The only difference between a happy ending and a sad ending is where you choose to end the story. I doubt Kaufman thought of that first—God alone knows who did—but he must’ve had that in mind as he brought this one to an end. Assuming, of course, that any story ends when an author stops typing. For me this one hasn’t ended yet. To be honest I can’t get it out of my head and even when I’ve moved on to the next book I can see myself harking back to this one again and again. This is the third book I’ve read by Andrew. I loved his first book, All My Friends are Superheroes; and I liked his third, The Tiny Wife; The Waterproof Bible was his second and, in his opinion, his best. I think it possibly is although I do have a special soft spot for anything to do with superheroes. (Recently read Charles Yu’s Third Class Superhero.) Despite the fantastical aspects of the book each of the characters is very human, even the two non-humans.

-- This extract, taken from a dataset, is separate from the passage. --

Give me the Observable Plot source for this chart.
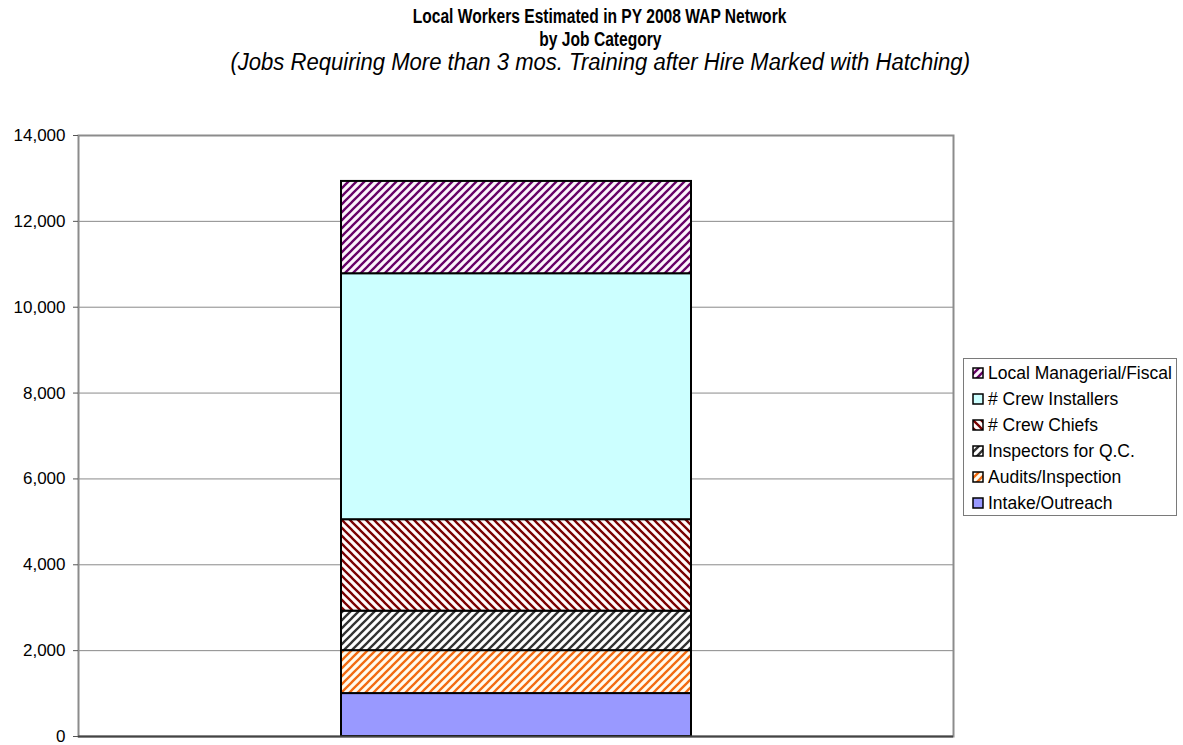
<!DOCTYPE html>
<html>
<head>
<meta charset="utf-8">
<script src="https://cdn.jsdelivr.net/npm/d3@7"></script>
<script src="https://cdn.jsdelivr.net/npm/@observablehq/plot@0.6"></script>
<style>
  body { margin: 0; background: #fff; font-family: "Liberation Sans", Arial, sans-serif; }
  #page { position: relative; width: 1183px; height: 745px; overflow: hidden; }
  #titles { height: 98px; width: 1200px; text-align: center; padding-top: 5px; box-sizing: border-box;
            font-family: "Liberation Sans", Arial, sans-serif; color: #000; }
  #titles div { white-space: nowrap; }
  #titles span { display: inline-block; }
  #titles .t { font-weight: bold; font-size: 19.5px; line-height: 22.5px; }
  #titles .t span { transform: scaleX(0.8); }
  #titles .s { font-style: italic; font-size: 23px; line-height: 24px; }
  #titles .s span { transform: scaleX(0.96); }
  #legend { position: absolute; left: 963px; top: 358px; width: 214px; height: 158px; box-sizing: border-box;
            border: 1px solid #7a7a7a; padding-top: 1px; font-size: 17.5px; color: #000; }
  #legend .item { display: flex; align-items: center; height: 26px; padding-left: 8px; white-space: nowrap; }
  #legend svg { margin-right: 4px; flex: none; }
</style>
</head>
<body>
<div id="page">
  <div id="titles">
    <div class="t"><span>Local Workers Estimated in PY 2008 WAP Network</span></div>
    <div class="t"><span>by Job Category</span></div>
    <div class="s"><span>(Jobs Requiring More than 3 mos. Training after Hire Marked with Hatching)</span></div>
  </div>
  <div id="chart"></div>
  <div id="legend"></div>
</div>
<script>
// Job categories, bottom of the stack first
const categories = [
  "Intake/Outreach",
  "Audits/Inspection",
  "Inspectors for Q.C.",
  "# Crew Chiefs",
  "# Crew Installers",
  "Local Managerial/Fiscal"
];
// Estimated number of local workers in each category
const workers = [1000, 1000, 920, 2130, 5730, 2150];
// Value axis ticks
const yTicks = [0, 2000, 4000, 6000, 8000, 10000, 12000, 14000];

// Fill of each category: a solid colour, or a diagonal hatch ("/" or "\")
const fillStyles = [
  {id: "f-intake",   solid: "#9999ff"},
  {id: "f-audits",   line: "#f26a10", bg: "#fffcef", dir: "up"},
  {id: "f-inspect",  line: "#333333", bg: "#ffffff", dir: "up"},
  {id: "f-chiefs",   line: "#7a0000", bg: "#fffafa", dir: "down"},
  {id: "f-install",  solid: "#ccffff"},
  {id: "f-manager",  line: "#660066", bg: "#fbf4fb", dir: "up"}
];

const paint = s => s.solid ? s.solid : `url(#${s.id})`;
const thousands = d3.format(",.0f");

function patternDefs(prefix = "") {
  const up = "M-2,2 l4,-4 M0,8 l8,-8 M6,10 l4,-4";
  const down = "M-2,6 l4,4 M0,0 l8,8 M6,-2 l4,4";
  return "<defs>" + fillStyles.filter(s => !s.solid).map(s =>
    `<pattern id="${prefix}${s.id}" patternUnits="userSpaceOnUse" width="8" height="8">` +
    `<rect width="8" height="8" fill="${s.bg}"/>` +
    `<path d="${s.dir === "up" ? up : down}" stroke="${s.line}" stroke-width="2.3" fill="none"/>` +
    `</pattern>`).join("") + "</defs>";
}

// One row per stacked segment
const rows = categories.map((c, i) => ({group: "PY 2008", category: c, value: workers[i], fill: paint(fillStyles[i])}));

const chart = Plot.plot({
  width: 960,
  height: 647,
  marginLeft: 78,
  marginRight: 7,
  marginTop: 37,
  marginBottom: 9,
  style: {fontFamily: "'Liberation Sans', Arial, sans-serif", fontSize: "17px", color: "#000", background: "#fff"},
  x: {domain: ["PY 2008"], padding: 0.4286, axis: null},
  y: {domain: [0, 14000], ticks: yTicks, tickFormat: thousands, label: null, tickSize: 5, tickPadding: 8},
  color: {type: "identity"},
  marks: [
    Plot.gridY(yTicks, {stroke: "#8a8a8a", strokeOpacity: 1, strokeWidth: 1}),
    Plot.frame({stroke: "#8c8c8c", strokeWidth: 2}),
    Plot.barY(rows, Plot.stackY({x: "group", y: "value", fill: "fill", stroke: "#000", strokeWidth: 2})),
    Plot.ruleX([0], {frameAnchor: "left", stroke: "#555", strokeWidth: 1.5}),
    Plot.ruleY([0], {stroke: "#444", strokeWidth: 2}),
    Plot.axisY({ticks: yTicks, tickFormat: thousands, tickSize: 5, tickPadding: 8, label: null, stroke: "#555"})
  ]
});
chart.insertAdjacentHTML("afterbegin", patternDefs());
document.getElementById("chart").appendChild(chart);

// Legend: top of the stack first, as in the bar
const legend = document.getElementById("legend");
for (let i = categories.length - 1; i >= 0; i--) {
  const s = fillStyles[i];
  const prefix = "lg" + i + "-";
  const item = document.createElement("div");
  item.className = "item";
  item.innerHTML =
    `<svg width="12" height="12">${patternDefs(prefix)}` +
    `<rect x="1" y="1" width="10" height="10" fill="${s.solid ? s.solid : `url(#${prefix}${s.id})`}" stroke="#000" stroke-width="1.5"/></svg>` +
    `<span>${categories[i]}</span>`;
  legend.appendChild(item);
}
</script>
</body>
</html>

To be fair, the ending is probably the weakest thing about the book and I think the problem there is there are too many storylines. It feels as if only the Aby storyline ends properly and the rest just run out of gas; we expect everyone to get over their personal crises and get on with their lives eventually, and a lot of that will happen after the book’s finished, but only Aby gets to close one door and open a new one. I was reading a post by a book club based in Bournemouth and this was what they had to say about the ending:
We had trouble remembering how this book ended, even the members who had only just finished the day of the meet, it just wasn't memorable. Although it didn't have any loose ends, it was too sudden and still left us asking questions. We did discuss that the ending seemed rushed, but was that reflecting the fact that there was a genuine urgency in each of the characters stories?
What is also notable from this article is how much the book polarised opinions:
Nineteen people came to this meeting and gave the book an average score of 6.3 out of 10, our lowest being 1, and our highest score was 8.
I can see why but I still think 1 is very harsh criticism. I liked it. I wouldn’t have sat down the day after finishing the book and written almost 4000 words about it if I didn’t. I have more book reviews written than I know what to do with so I know it’ll be a while before I’ll be able to find a gap in which I can post this but this is a book I wanted to promote. If a guy can’t promote books he loves on his own blog then I don’t know what the world’s coming to. An end most likely.
You can read a good interview with Andrew Kaufman here where he talks a bit about The Waterproof Bible.
I’ll leave you with this video interview with him:
Andrew Kaufman was born in the town of Wingham, Ontario. This is the same town that Alice Munro was born in, making him the second best writer from a town of 3000. Descending from a long line of librarians and accountants, his first published work was All My Friends Are Superheroes, a story following the adventures of a man turned invisible only to his wife. This novella, first published by Coach House Books in Canada, has also been published in the UK and translated into Italian, French, Norwegian, German, Korean, Spanish and Turkish. He has since published The Waterproof Bible, The Tiny Wife, Selected Business Correspondence and Born Weird. He is also an accomplished screenwriter for film and television, and has completed a Directors Residence at the Canadian Film Centre. He lives in the East Oz district of downtown Toronto with his wife, the film editor Marlo Miazga, and their two children, Phoenix and Frida. He’s currently working on something called The Waterfields and that’s as much as I know.